While the head that’s on his current motor runs XU-1 valve sizes and has received a fair bit of work in the ports and combustion chambers, he says the head from his previous build was so simple that you’d wonder how it ever made 400hp — but it did. The fully ported head pushed it up to the 435hp mark.

The valve springs are beehives like you’d find in any LS1, and Adam mates them to decent retainers, locks and Yella Terra roller rockers. “The valve gear does get a fair pounding,” he laughs.

Continuing the ‘nothing special’ theme, the camshaft is a solid Crow custom grind with about 0.550in lift.

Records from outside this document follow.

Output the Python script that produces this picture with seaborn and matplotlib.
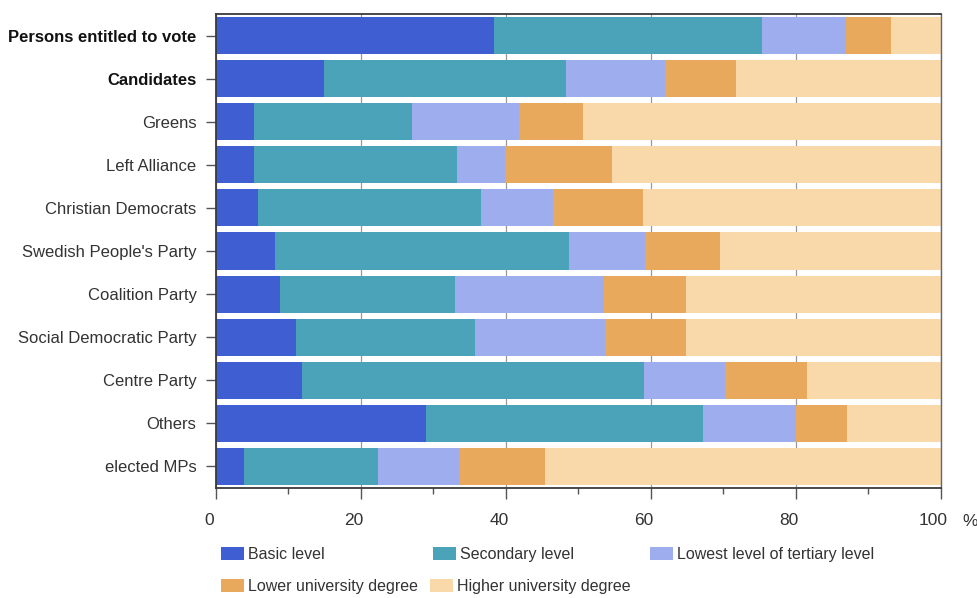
import matplotlib
matplotlib.use("Agg")
import matplotlib.pyplot as plt
import matplotlib.transforms as mtransforms
from matplotlib import font_manager
from matplotlib.patches import Patch
from matplotlib.ticker import MultipleLocator
import pandas as pd
import seaborn as sns

# education level shares (%) by group
groups = [
    "Persons entitled to vote", "Candidates", "Greens", "Left Alliance",
    "Christian Democrats", "Swedish People's Party", "Coalition Party",
    "Social Democratic Party", "Centre Party", "Others", "elected MPs",
]
levels = [
    "Basic level", "Secondary level", "Lowest level of tertiary level",
    "Lower university degree", "Higher university degree",
]
basic = [38.3, 14.9, 5.2, 5.2, 5.8, 8.2, 8.8, 11.0, 11.8, 29.0, 3.9]
secondary = [37.1, 33.4, 21.8, 28.0, 30.8, 40.5, 24.2, 24.7, 47.3, 38.2, 18.5]
lowest_tertiary = [11.5, 13.6, 14.8, 6.7, 9.9, 10.5, 20.6, 18.0, 11.1, 12.9, 11.1]
lower_university = [6.3, 9.8, 8.8, 14.7, 12.4, 10.3, 11.2, 11.2, 11.4, 7.0, 11.9]
higher_university = [6.8, 28.3, 49.4, 45.4, 41.1, 30.5, 35.2, 35.1, 18.4, 12.9, 54.6]
bold_groups = ["Persons entitled to vote", "Candidates"]

colors = ["#3F5ED2", "#4AA3B8", "#9DADEE", "#E9A95C", "#F9D8AA"]

sns.set_theme(style="white")
available = {f.name for f in font_manager.fontManager.ttflist}
if "Liberation Sans Narrow" in available:
    plt.rcParams["font.family"] = ["Liberation Sans Narrow", "DejaVu Sans"]
    fs = 14
else:
    plt.rcParams["font.family"] = ["Liberation Sans", "DejaVu Sans"]
    fs = 12

# cumulative boundaries for stacking
df = pd.DataFrame(
    {"group": groups, levels[0]: basic, levels[1]: secondary,
     levels[2]: lowest_tertiary, levels[3]: lower_university,
     levels[4]: higher_university}
)
cum = df[levels].cumsum(axis=1)
cum["group"] = df["group"]

fig = plt.figure(figsize=(9.77, 5.98), dpi=100)
ax = fig.add_axes([0.2211, 0.1839, 0.7416, 0.7927])

# draw longest first so the shorter bars sit on top
for level, color in reversed(list(zip(levels, colors))):
    sns.barplot(data=cum, x=level, y="group", color=color, orient="h",
                width=0.86, saturation=1, errorbar=None, ax=ax,
                edgecolor="none", linewidth=0)

ax.set_xlim(0, 100)
ax.set_ylim(10.5, -0.5)
ax.set_xlabel("")
ax.set_ylabel("")
ax.set_axisbelow(True)
ax.xaxis.set_major_locator(MultipleLocator(20))
ax.xaxis.set_minor_locator(MultipleLocator(10))
ax.grid(axis="x", which="major", color="#999999", linewidth=0.9)
ax.grid(axis="y", visible=False)

for side in ["left", "bottom", "top"]:
    ax.spines[side].set_color("#3a3a3a")
    ax.spines[side].set_linewidth(1.3)
ax.spines["right"].set_color("#666666")
ax.spines["right"].set_linewidth(1.0)

ax.tick_params(axis="x", which="major", direction="out", length=8, width=1,
               color="#555555", labelsize=fs + 0.5, labelcolor="#333333", pad=10)
ax.tick_params(axis="x", which="minor", direction="out", length=4.5, width=1,
               color="#555555")
ax.tick_params(axis="y", direction="out", length=7, width=1, color="#555555",
               labelsize=fs, labelcolor="#333333", pad=7)
ax.tick_params(bottom=True, left=True, which="both")
ax.tick_params(axis="y", which="minor", left=False)

for lab in ax.get_yticklabels():
    if lab.get_text() in bold_groups:
        lab.set_fontweight("bold")
        lab.set_color("#111111")

shift = mtransforms.ScaledTranslation(-7 / 100, 0, fig.dpi_scale_trans)
for lab in ax.get_xticklabels():
    lab.set_transform(lab.get_transform() + shift)

ax.text(970 / 977, 1 - 521 / 598, "%", transform=fig.transFigure,
        ha="center", va="center", fontsize=fs + 0.5, color="#333333")

# legend entries, placed like the original two rows
legend_pos = [(221, 554.5), (433, 554.5), (650, 554.5), (221, 586.5), (430, 586.5)]
for level, color, (px, py) in zip(levels, colors, legend_pos):
    fig.legend(handles=[Patch(facecolor=color, edgecolor="none")],
               labels=[level], loc="center left",
               bbox_to_anchor=(px / 977, 1 - py / 598),
               frameon=False, fontsize=fs - 0.5, borderpad=0,
               borderaxespad=0, handlelength=1.45, handleheight=0.8,
               handletextpad=0.25, labelcolor="#333333")

fig.savefig("out.png", dpi=100)
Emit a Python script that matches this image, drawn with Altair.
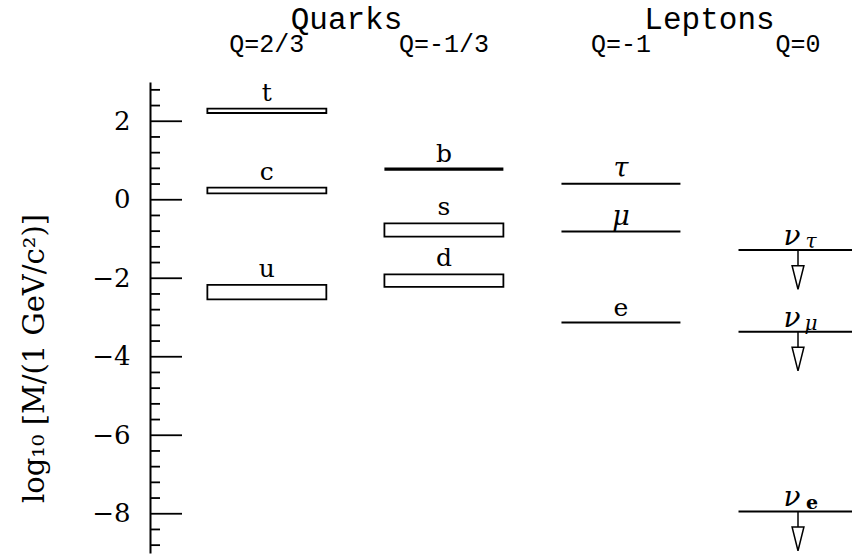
import altair as alt
import pandas as pd

# Column layout: 0 = up-type quarks, 1 = down-type quarks, 2 = charged leptons, 3 = neutrinos
charge_labels = ["Q=2/3", "Q=-1/3", "Q=-1", "Q=0"]
charge_cols = [0, 1, 2, 3]
group_labels = ["Quarks", "Leptons"]
group_cols = [0.45, 2.5]

# Quark mass bands, log10(M / 1 GeV/c^2)
band_names = ["t", "c", "u", "s", "d"]
band_cols = [0, 0, 0, 1, 1]
band_lo = [2.21, 0.16, -2.54, -0.94, -2.22]
band_hi = [2.32, 0.31, -2.17, -0.60, -1.90]

# Masses known well enough to be drawn as a single level
level_names = ["b", "τ", "μ", "e"]
level_cols = [1, 2, 2, 2]
level_vals = [0.78, 0.41, -0.81, -3.13]
level_greek = [False, True, True, False]

# Neutrino mass upper limits
nu_flavours = ["τ", "μ", "e"]
nu_cols = [3, 3, 3]
nu_vals = [-1.28, -3.36, -7.94]
nu_greek = [True, True, False]

# Axis ticks
major_ticks = [-8, -6, -4, -2, 0, 2]
minor_ticks = [round(-8.8 + 0.4 * i, 1) for i in range(30)]
minor_ticks = [t for t in minor_ticks if t not in major_ticks]

HALF = 0.336          # half width of a level, in column units
STEM = 0.4            # arrow stem length, in log10 units
HEAD_MID = 0.7        # arrow head centre below the limit

SERIF = "DejaVu Serif"
MONO = "Liberation Mono"

bands = pd.DataFrame({"name": band_names, "col": band_cols, "lo": band_lo, "hi": band_hi})
bands["x1"] = bands["col"] - HALF
bands["x2"] = bands["col"] + HALF

levels = pd.DataFrame({"name": level_names, "col": level_cols, "v": level_vals, "greek": level_greek})
levels["x1"] = levels["col"] - HALF
levels["x2"] = levels["col"] + HALF

nus = pd.DataFrame({"flav": nu_flavours, "col": nu_cols, "v": nu_vals, "greek": nu_greek})
nus["x1"] = nus["col"] - HALF
nus["x2"] = nus["col"] + HALF
nus["stem_end"] = nus["v"] - STEM
nus["head"] = nus["v"] - HEAD_MID
nus["nu"] = "ν"

charges = pd.DataFrame({"label": charge_labels, "col": charge_cols})
groups = pd.DataFrame({"label": group_labels, "col": group_cols})
majors = pd.DataFrame({"v": major_ticks})
minors = pd.DataFrame({"v": minor_ticks})

xs = alt.Scale(domain=[-0.66, 3.305], nice=False, zero=False)
ys = alt.Scale(domain=[-9, 3], nice=False, zero=False)
X = lambda f: alt.X(f, scale=xs, axis=None)
Y = lambda f: alt.Y(f, scale=ys, axis=None)

y_axis = alt.Axis(
    values=major_ticks, ticks=False, grid=False, format="d",
    labelFont=SERIF, labelFontSize=26, labelColor="black", labelPadding=20,
    domainColor="black", domainWidth=2,
    title="log₁₀ [M/(1 GeV/c²)]", titleFont=SERIF, titleFontSize=29,
    titleFontWeight="normal", titleColor="black", titleAngle=270,
    titleAlign="center", titleBaseline="middle", titleX=-116, titleY=276,
)

# Vertical axis: domain line and labels; tick marks are drawn as rules pointing inward
axis_layer = alt.Chart(majors).mark_rule(color="black", strokeWidth=1.8).encode(
    y=alt.Y("v:Q", scale=ys, axis=y_axis), x=alt.value(0), x2=alt.value(32)
)
minor_rules = alt.Chart(minors).mark_rule(color="black", strokeWidth=1.8).encode(
    y=Y("v:Q"), x=alt.value(0), x2=alt.value(10)
)

boxes = alt.Chart(bands).mark_rect(fill="white", stroke="black", strokeWidth=1.8).encode(
    x=X("x1:Q"), x2="x2:Q", y=Y("lo:Q"), y2="hi:Q",
)
box_labels = alt.Chart(bands).mark_text(
    font=SERIF, fontSize=25, baseline="alphabetic", dy=-8, color="black"
).encode(x=X("col:Q"), y=Y("hi:Q"), text="name:N")

thin_levels = alt.Chart(levels).transform_filter(alt.datum.name != "b").mark_rule(
    color="black", strokeWidth=2
).encode(x=X("x1:Q"), x2="x2:Q", y=Y("v:Q"))
thick_levels = alt.Chart(levels).transform_filter(alt.datum.name == "b").mark_rule(
    color="black", strokeWidth=3.2
).encode(x=X("x1:Q"), x2="x2:Q", y=Y("v:Q"))
level_latin = alt.Chart(levels).transform_filter(~alt.datum.greek).mark_text(
    font=SERIF, fontSize=25, baseline="alphabetic", dy=-7, color="black"
).encode(x=X("col:Q"), y=Y("v:Q"), text="name:N")
level_greek_txt = alt.Chart(levels).transform_filter(alt.datum.greek).mark_text(
    font=SERIF, fontSize=27, fontStyle="italic", baseline="alphabetic", dy=-7, color="black"
).encode(x=X("col:Q"), y=Y("v:Q"), text="name:N")

nu_lines = alt.Chart(nus).mark_rule(color="black", strokeWidth=2).encode(
    x=X("x1:Q"), x2="x2:Q", y=Y("v:Q")
)
nu_stems = alt.Chart(nus).mark_rule(color="black", strokeWidth=1.5).encode(
    x=X("col:Q"), y=Y("v:Q"), y2="stem_end:Q"
)
nu_heads = alt.Chart(nus).mark_point(
    shape="M-0.5,-1L0.5,-1L0,1Z", size=560, fill="white", fillOpacity=1,
    stroke="black", strokeWidth=1.5, opacity=1,
).encode(x=X("col:Q"), y=Y("head:Q"))
nu_main = alt.Chart(nus).mark_text(
    font=SERIF, fontSize=28, fontStyle="italic", baseline="alphabetic",
    dx=-6, dy=-5, color="black",
).encode(x=X("col:Q"), y=Y("v:Q"), text="nu:N")
nu_sub_greek = alt.Chart(nus).transform_filter(alt.datum.greek).mark_text(
    font=SERIF, fontSize=20, fontStyle="italic", baseline="alphabetic",
    dx=13, dy=-2, color="black",
).encode(x=X("col:Q"), y=Y("v:Q"), text="flav:N")
nu_sub_latin = alt.Chart(nus).transform_filter(~alt.datum.greek).mark_text(
    font=SERIF, fontSize=19, fontWeight="bold", baseline="alphabetic",
    dx=14, dy=-2, color="black",
).encode(x=X("col:Q"), y=Y("v:Q"), text="flav:N")

group_text = alt.Chart(groups).mark_text(
    font=MONO, fontSize=31, baseline="alphabetic", color="black"
).encode(x=X("col:Q"), y=alt.value(-53), text="label:N")
charge_text = alt.Chart(charges).mark_text(
    font=MONO, fontSize=25, baseline="alphabetic", color="black"
).encode(x=X("col:Q"), y=alt.value(-30), text="label:N")

chart = alt.layer(
    axis_layer, minor_rules, boxes, box_labels, thin_levels, thick_levels,
    level_latin, level_greek_txt, nu_lines, nu_stems, nu_heads, nu_main,
    nu_sub_greek, nu_sub_latin, group_text, charge_text,
).resolve_axis(y="independent").properties(
    width=702, height=471,
    autosize=alt.AutoSizeParams(type="none"),
    padding={"left": 150, "top": 82, "right": 0, "bottom": 2},
    background="white",
).configure_view(strokeWidth=0)

chart.save("out.html", embed_options={"renderer": "svg", "actions": False})
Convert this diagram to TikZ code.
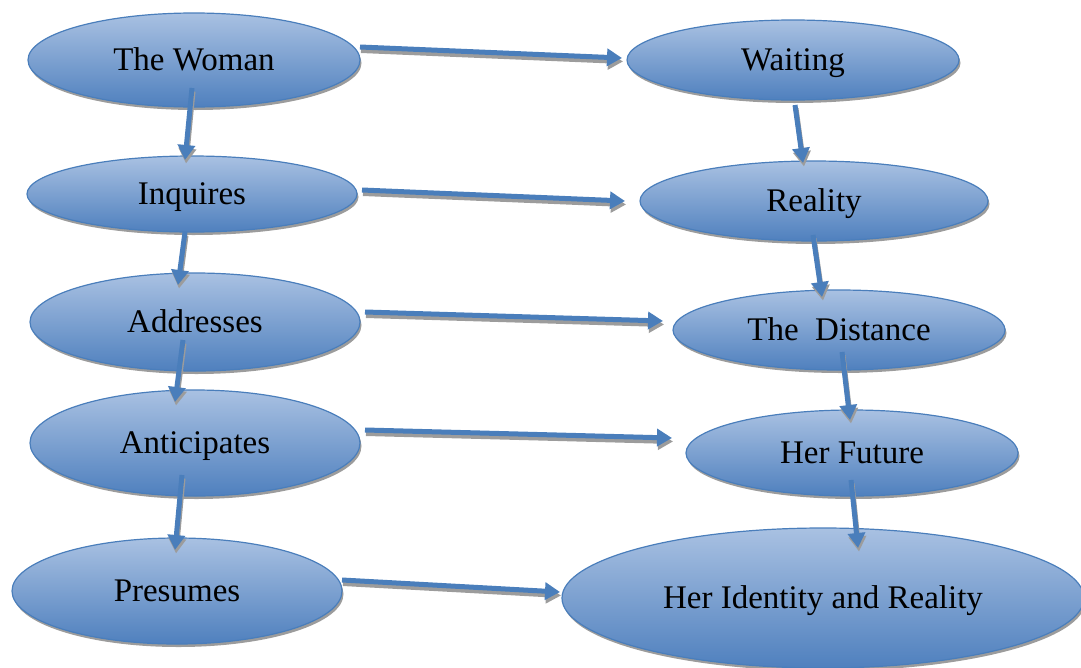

“It’s not a hydraulic roller or anything, just a flat-tappet solid cam,” Adam says.

Down below, they build a custom pick-up into the fully baffled sump, which draws oil into the pump through an external line. The burnout ute generates serious G-forces when he whips it around so oil control is important.

“If you come hooting in on a big pad like at Springnats, you’ll see the oil pressure gauge swing a little bit but unless you go dry sump, you’re always going to suffer that.”
And believe it or not, that’s the core of your 400hp motor. Adam reckons a basic engine (minus blower, manifold and carb) costs as little as $2000-$3000, which means you’re not losing the house if something does go wrong. Not that anything goes wrong these days.

“Back in 2008, I had my motor out after every single comp because of one little failure or another,” he says. “It’s taken a long time and a lot of fucking up to learn what works.”

Nowadays his ‘little engine that could’ is one of the most reliable beasts in the field. In fact, he only pulls it out to freshen it up every two years, which is why we took the opportunity to snap some shots while we could as it’s not out of the engine bay very often.

“That engine now would have done at least two Springnats, two Summernats, two Bathurst Autofests and two Mt Gambier Autofests, and that’s doing all the demonstrations. The last comp I did, I smashed 16 tyres,” Adam says. “It definitely would have done a couple of hundred tyres, plus plenty of Powerskids and all the other stuff.”